◆ **Given exercise**:
Your task is to output the listing word for word, with pictures excluded.

◆ **Dataset excerpt**:
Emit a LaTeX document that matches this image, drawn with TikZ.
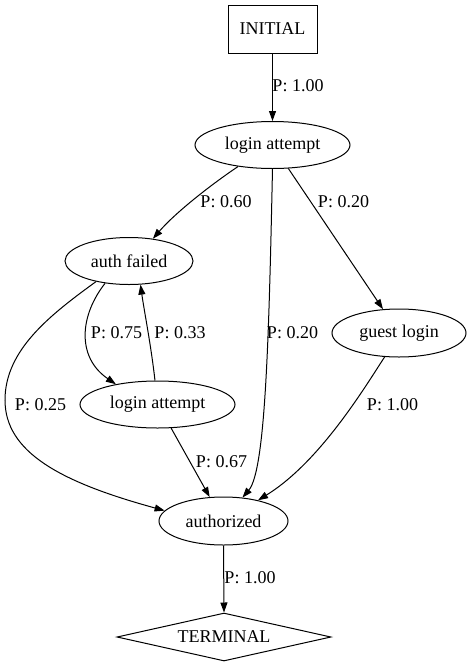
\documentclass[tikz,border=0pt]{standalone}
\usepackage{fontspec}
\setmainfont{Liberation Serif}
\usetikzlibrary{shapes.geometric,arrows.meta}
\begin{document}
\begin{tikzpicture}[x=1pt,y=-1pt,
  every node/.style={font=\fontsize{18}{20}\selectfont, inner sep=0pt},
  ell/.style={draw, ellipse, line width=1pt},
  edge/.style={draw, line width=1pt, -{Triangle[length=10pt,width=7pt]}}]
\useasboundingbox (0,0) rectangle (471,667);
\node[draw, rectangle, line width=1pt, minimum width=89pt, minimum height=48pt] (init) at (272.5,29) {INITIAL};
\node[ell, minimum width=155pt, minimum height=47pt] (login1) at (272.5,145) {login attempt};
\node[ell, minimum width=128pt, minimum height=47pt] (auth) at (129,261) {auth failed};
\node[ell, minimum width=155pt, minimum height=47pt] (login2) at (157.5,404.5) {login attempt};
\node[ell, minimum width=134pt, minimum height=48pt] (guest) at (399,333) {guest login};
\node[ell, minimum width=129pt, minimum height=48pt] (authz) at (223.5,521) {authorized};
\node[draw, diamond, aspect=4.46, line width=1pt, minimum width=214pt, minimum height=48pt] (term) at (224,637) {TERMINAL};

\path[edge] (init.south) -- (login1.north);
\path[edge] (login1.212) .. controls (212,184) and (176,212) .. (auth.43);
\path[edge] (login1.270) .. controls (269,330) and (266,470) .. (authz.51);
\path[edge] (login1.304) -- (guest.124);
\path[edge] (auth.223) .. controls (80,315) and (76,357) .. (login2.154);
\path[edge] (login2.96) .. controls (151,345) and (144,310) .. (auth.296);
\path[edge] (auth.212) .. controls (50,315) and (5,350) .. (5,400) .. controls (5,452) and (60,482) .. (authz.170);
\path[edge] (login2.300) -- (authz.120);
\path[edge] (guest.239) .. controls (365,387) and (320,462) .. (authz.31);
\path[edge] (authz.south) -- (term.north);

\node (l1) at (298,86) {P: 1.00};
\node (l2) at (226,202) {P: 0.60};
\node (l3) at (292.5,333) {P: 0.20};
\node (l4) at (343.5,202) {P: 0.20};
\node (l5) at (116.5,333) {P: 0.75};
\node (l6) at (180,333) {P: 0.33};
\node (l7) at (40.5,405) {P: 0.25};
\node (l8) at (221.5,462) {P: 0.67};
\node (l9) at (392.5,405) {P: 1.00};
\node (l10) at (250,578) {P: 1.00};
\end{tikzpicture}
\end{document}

◆ **Output for this task**:
Emit a LaTeX document that matches this image, drawn with TikZ.
\documentclass[tikz,border=0pt]{standalone}
\usepackage{fontspec}
\setmainfont{Liberation Serif}
\usetikzlibrary{shapes.geometric,arrows.meta}
\begin{document}
\begin{tikzpicture}[x=1pt,y=-1pt,
  every node/.style={font=\fontsize{18}{20}\selectfont, inner sep=0pt},
  ell/.style={draw, ellipse, line width=1pt},
  edge/.style={draw, line width=1pt, -{Triangle[length=10pt,width=7pt]}}]
\useasboundingbox (0,0) rectangle (471,667);
\node[draw, rectangle, line width=1pt, minimum width=89pt, minimum height=48pt] (init) at (272.5,29) {INITIAL};
\node[ell, minimum width=155pt, minimum height=47pt] (login1) at (272.5,145) {login attempt};
\node[ell, minimum width=128pt, minimum height=47pt] (auth) at (129,261) {auth failed};
\node[ell, minimum width=155pt, minimum height=47pt] (login2) at (157.5,404.5) {login attempt};
\node[ell, minimum width=134pt, minimum height=48pt] (guest) at (399,333) {guest login};
\node[ell, minimum width=129pt, minimum height=48pt] (authz) at (223.5,521) {authorized};
\node[draw, diamond, aspect=4.46, line width=1pt, minimum width=214pt, minimum height=48pt] (term) at (224,637) {TERMINAL};

\path[edge] (init.south) -- (login1.north);
\path[edge] (login1.212) .. controls (212,184) and (176,212) .. (auth.43);
\path[edge] (login1.270) .. controls (269,330) and (266,470) .. (authz.51);
\path[edge] (login1.304) -- (guest.124);
\path[edge] (auth.223) .. controls (80,315) and (76,357) .. (login2.154);
\path[edge] (login2.96) .. controls (151,345) and (144,310) .. (auth.296);
\path[edge] (auth.212) .. controls (50,315) and (5,350) .. (5,400) .. controls (5,452) and (60,482) .. (authz.170);
\path[edge] (login2.300) -- (authz.120);
\path[edge] (guest.239) .. controls (365,387) and (320,462) .. (authz.31);
\path[edge] (authz.south) -- (term.north);

\node (l1) at (298,86) {P: 1.00};
\node (l2) at (226,202) {P: 0.60};
\node (l3) at (292.5,333) {P: 0.20};
\node (l4) at (343.5,202) {P: 0.20};
\node (l5) at (116.5,333) {P: 0.75};
\node (l6) at (180,333) {P: 0.33};
\node (l7) at (40.5,405) {P: 0.25};
\node (l8) at (221.5,462) {P: 0.67};
\node (l9) at (392.5,405) {P: 1.00};
\node (l10) at (250,578) {P: 1.00};
\end{tikzpicture}
\end{document}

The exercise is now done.